An OECD review of the constraints to developing country agricultural trade, published on 31 January 2013, concludes that “a 10% improvement in the transport and trade-related infrastructure quality has the potential of increasing developing countries’ agricultural exports by 30%.” Investment in human resources is also very important, with a 10% improvement in secondary education enrolment estimated to generate a 7.2% rise in the value of agricultural trade.
Developing country policies can also inhibit trade: “product-specific effects of SPS regulations can add up to 42% on rice import prices in Kenya, or 29% on edible oil import prices in Uganda”, a scale of increase that could “affect significantly the real income of poor households and limit trade and consumption volumes.”
The paper combines a literature review, a modelling exercise and some country case-studies in two ACP countries and one other developing country. The modelling applies a cross-sectional gravity model to regress trade flows on a range of trade impediments. The country case studies, which assess the role of ‘aid for trade’ in easing the constraints, are of Indonesia, Zambia and Mozambique.

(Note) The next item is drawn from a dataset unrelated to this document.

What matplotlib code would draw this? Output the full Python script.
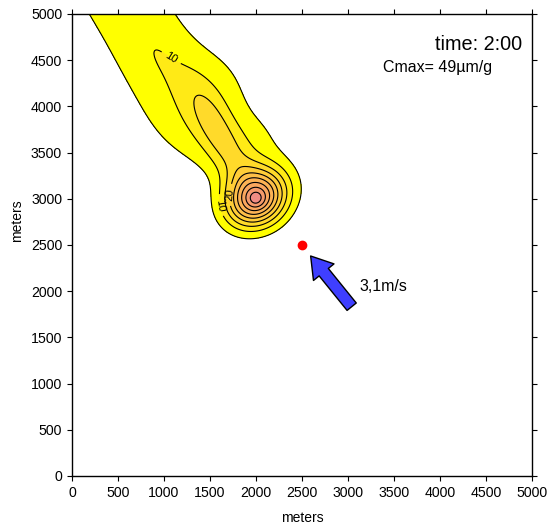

One way in which some producers seek to overcome what the OECD report calls “inefficient value chains” is to engage with fair trade. The annual monitoring report of data collected from Fairtrade-certified producer organisations in 2011 shows that “Fairtrade producers are continuing to invest significantly in improvements to their organizations and businesses.” It reports that over half of the Fairtrade premium paid to small producer organisations was invested in “processing, productivity, quality improvements, and in organizational strengthening”. However, there are problems within Fairtrade supply chains. The “high prices for coffee and for many other commodities that characterized 2011” saw “widespread side-selling of coffee outside of cooperative channels”. Significant resources, however, are being devoted to “supporting producer organizations to manage the risks of price volatility”.
The UK Department for International Development has also launched a Trade and Global Value Chains (TGVC) initiative, which aims to encourage cooperation between food and clothing retailers, local charities and governments to help farmers and workers employed by suppliers that operate in global supply chains.
According to simple textbooks, Africa should benefit from high world food prices, as it has not only a relative endowment in agricultural resources, but also a vibrant rural sector. High food prices should thus be a powerful instrument for reducing poverty. Under the same logic, ambitious OECD biofuel targets requiring food crops as a feedstock should be welcomed by the rural populations in those countries with significant agricultural resources.
However, too often African (and other ACP) states are hit when world prices fall and fail to gain (or worse) when prices rise. High price volatility can thus deliver a double whammy, regardless of the direction of price movements. Part of the answer to this conundrum is that Africa’s agricultural potential is too often unrealised – and even when it is realised, weak bargaining power means that farmers fail to obtain the major gains that accrue to other parts of the value chain.
There is much that external parties can do to reduce these problems. ‘Aid for trade’-related physical and human infrastructure investment is needed on a grand scale. The OECD report cites evidence that it is not simply (or even primarily) a lack of roads that is critical, but high transportation costs linked to a wide variety of logistical factors.
Genuine fair-trade organisations can make a difference on the margins to the distribution of gains along the value chain. However, wider issues of preventing abuses of power along supply chains also arise – an area to which the EC has been paying increased policy attention. Some of this work may be relevant in certain ACP countries, in certain supply chains.
But there is a large domestic agenda as well. Alongside infrastructural inadequacies, the OECD report cites poor governance. In the poorest countries, it argues, agricultural exports could be doubled if political instability could be reduced substantially.